Update: MTV asked producer Robert Rodriguez about this, and he said that shot was indeed created specifically for the trailer, and he didn't feel it was deceptive. "A lot of my movies have trailer shots that I shoot just for the trailer, so that people haven't seen the movie already but they get the feeling of what it's supposed to represent." So there ya go.
My guess is, though, that Antal and producer Robert Rodriguez never intended for those 15 gunsights to be in the film. Because Lawrence Fishburne makes a big point of explaining that the aliens hunt in threes, and that there are just two groups, one from each rival species. That's a major plot point. And indeed, there are just three of the "Black Predator" aliens in the film: The one that the Russian guy blows up, the one that the Samurai kills, and the one that Royce and his new Predator friend take out in the end.
Who was it that looked at this well-made, smartly done action movie, and decided to pretend it was something totally different? Because whoever made that decision, it backfired somewhat — Predators got its ass kicked by Despicable Me, and was the third Fox summer movie this year to have an opening weekend under $30 million. (Although it did better than the other Predator sequels. And with its low budget, this film probably will wind up making a profit. It did great for a B-movie, just not blockbuster numbers.)
Like I said, I really liked Predators, and I really feel like this movie could only be a letdown if you were expecting something totally different. If you were pumped up to see a movie featuring 15 Predators, then you might feel a bit cheated. And that, to my mind, probably accounts for a lot of the negative buzz this movie was getting last week.
Edited to add: Of course, it's standard for trailers to include scenes that aren't in the movie. We did a giant round-up of examples of this last summer. But this is kind of different, since the extra gunsights actually mislead you about this film in a more basic way.
But would the movie the trailers kept promising, over and over, have been better? I don't think so.
If there really were 15 Predators, all working together to hunt these humans, it would be a very, very different sort of film. Much less a battle of wits in the jungle, and much more a no-holds-barred battle royale kind of thing. And with those kind of odds, the humans would be dropping like flies, unless the Predators decided to toy with them.

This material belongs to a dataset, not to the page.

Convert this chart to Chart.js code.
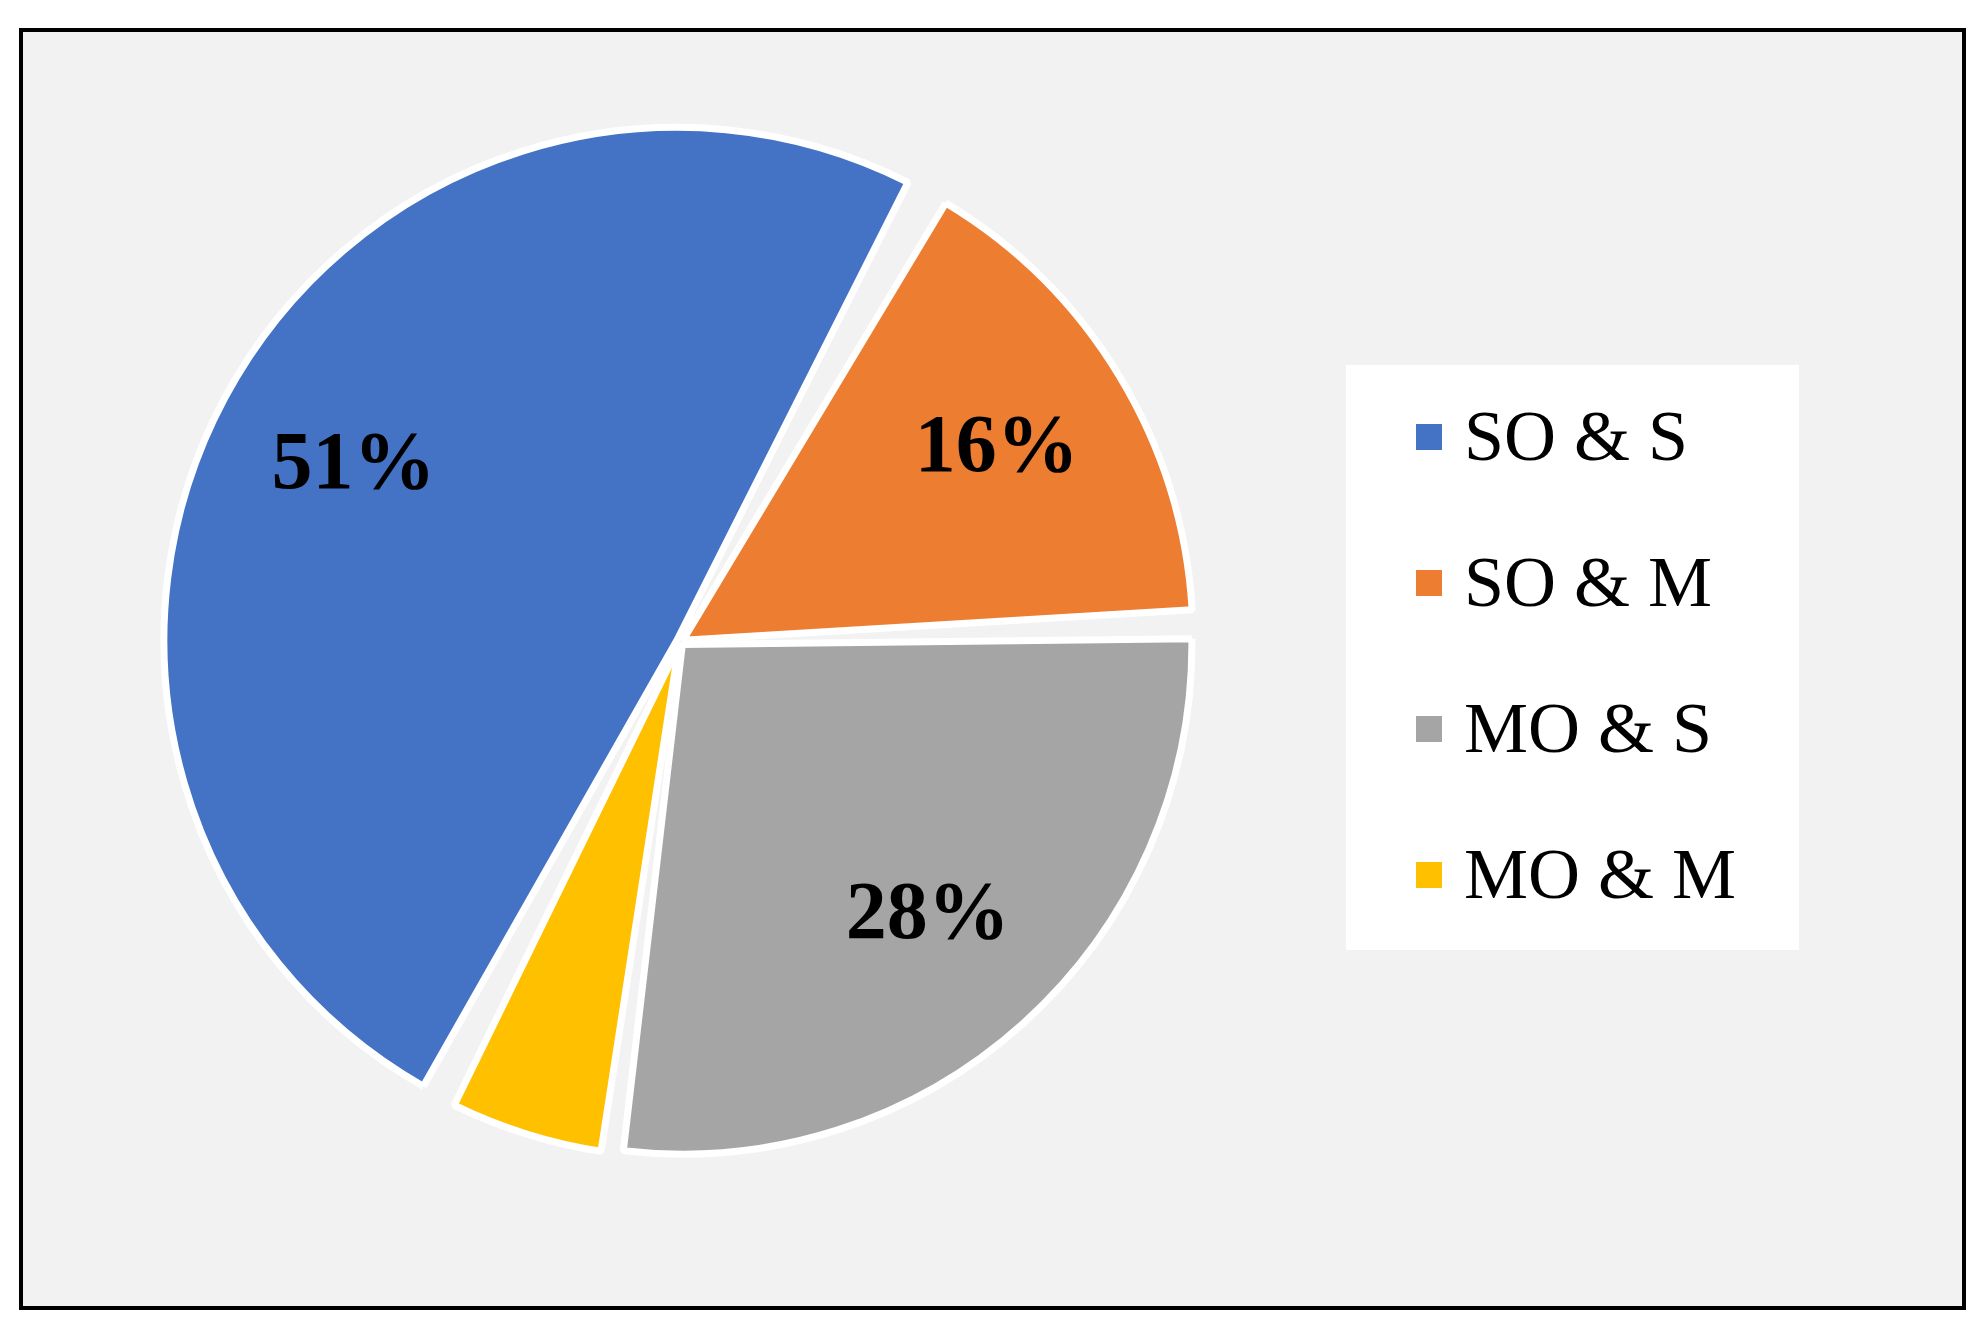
<!DOCTYPE html>
<html><head><meta charset="utf-8">
<script src="https://cdn.jsdelivr.net/npm/chart.js@4/dist/chart.umd.min.js"></script>
<style>
html,body{margin:0;padding:0;background:#fff;}
#frame{position:absolute;left:19px;top:28px;width:1939px;height:1274px;border:4px solid #000;background:#f2f2f2;}
#wrap{position:absolute;left:160px;top:122px;width:1040px;height:1040px;}
#legend{position:absolute;left:1346px;top:365px;width:453px;height:585px;background:#fff;font-family:"Liberation Serif",serif;font-size:72px;color:#000;}
.item{position:absolute;left:70px;display:flex;align-items:center;white-space:nowrap;}
.sw{width:26px;height:26px;margin-right:22px;}
</style></head><body>
<div id="frame"></div>
<div id="wrap"><canvas id="c"></canvas></div>
<div id="legend"></div>
<script>
const categories=["SO & S","SO & M","MO & S","MO & M"];
const values=[51,16,28,5];
const colors=["#4472c4","#ed7d31","#a5a5a5","#ffc000"];
const lg=document.getElementById('legend');
categories.forEach((c,i)=>{const d=document.createElement('div');d.className='item';d.style.top=(30+i*146)+'px';
d.innerHTML='<span class="sw" style="background:'+colors[i]+'"></span>'+c;lg.appendChild(d);});
const labelPlugin={id:'lbl',afterDatasetsDraw(ch){const ctx=ch.ctx;const meta=ch.getDatasetMeta(0);
ctx.save();ctx.font='bold 82px "Liberation Serif"';ctx.fillStyle='#000';ctx.textAlign='center';ctx.textBaseline='middle';
meta.data.forEach((a,i)=>{const mid=(a.startAngle+a.endAngle)/2;const f=values[i]<10?1.17:0.74;const r=a.outerRadius*f;
ctx.fillText(values[i]+'%',a.x+Math.cos(mid)*r,a.y+Math.sin(mid)*r);});ctx.restore();}};
new Chart(document.getElementById('c'),{type:'pie',
data:{labels:categories,datasets:[{data:values,backgroundColor:colors,borderColor:'#fff',borderWidth:7,offset:[14,14,14,14],spacing:18}]},
options:{responsive:true,maintainAspectRatio:false,animation:false,rotation:206.4,
layout:{padding:0},plugins:{legend:{display:false},tooltip:{enabled:false}}},
plugins:[labelPlugin]});
</script></body></html>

You'd end up with a much more conventional 2010s action movie. Instead of Nimrod Antal's gritty, intense film where all of the action feels thought out, you'd get a lot of over-the-top set pieces — and, yes, a flatulence of CG — with logic and basic storytelling flying off to one of those ten moons. The only way you could believe Adrien Brody and the United Colors of Mass Murder taking out more than a dozen Predators would be if there was huge ridiculous gravity-defying Michael Bay-style flim-flammery. Exploding giant Predator testicles, the whole deal.
Instead, Predators is old school — like I said, the action is organic and mostly pretty logical. You could outline the film and it would feel like things progress in a real sequence. The Predators drop the humans onto their planet, they use the dogs to flush them out, Royce decides to follow the dog tracks back to the Predator camp, Royce sets a trap which fails, but this leads to them meeting Lawrence Fishburne, etc. Royce is proactive instead of reactive, but his plans go wrong, etc. The humans are resourceful, the Predators are smart, and nobody talks down to the audience.
So yeah, I believe that Predators is a better movie than the "smorgasbord of gunsights" image would have led you to expect. But someone in the marketing department at Fox disagreed, and felt like the only way to trick people into watching a decent B-movie was to mis-represent it as another Hollywood bloat-fest. But whether you'd rather have seen 15 super-Predators or just three, you still have to admit that this was kind of a crappy bait and switch.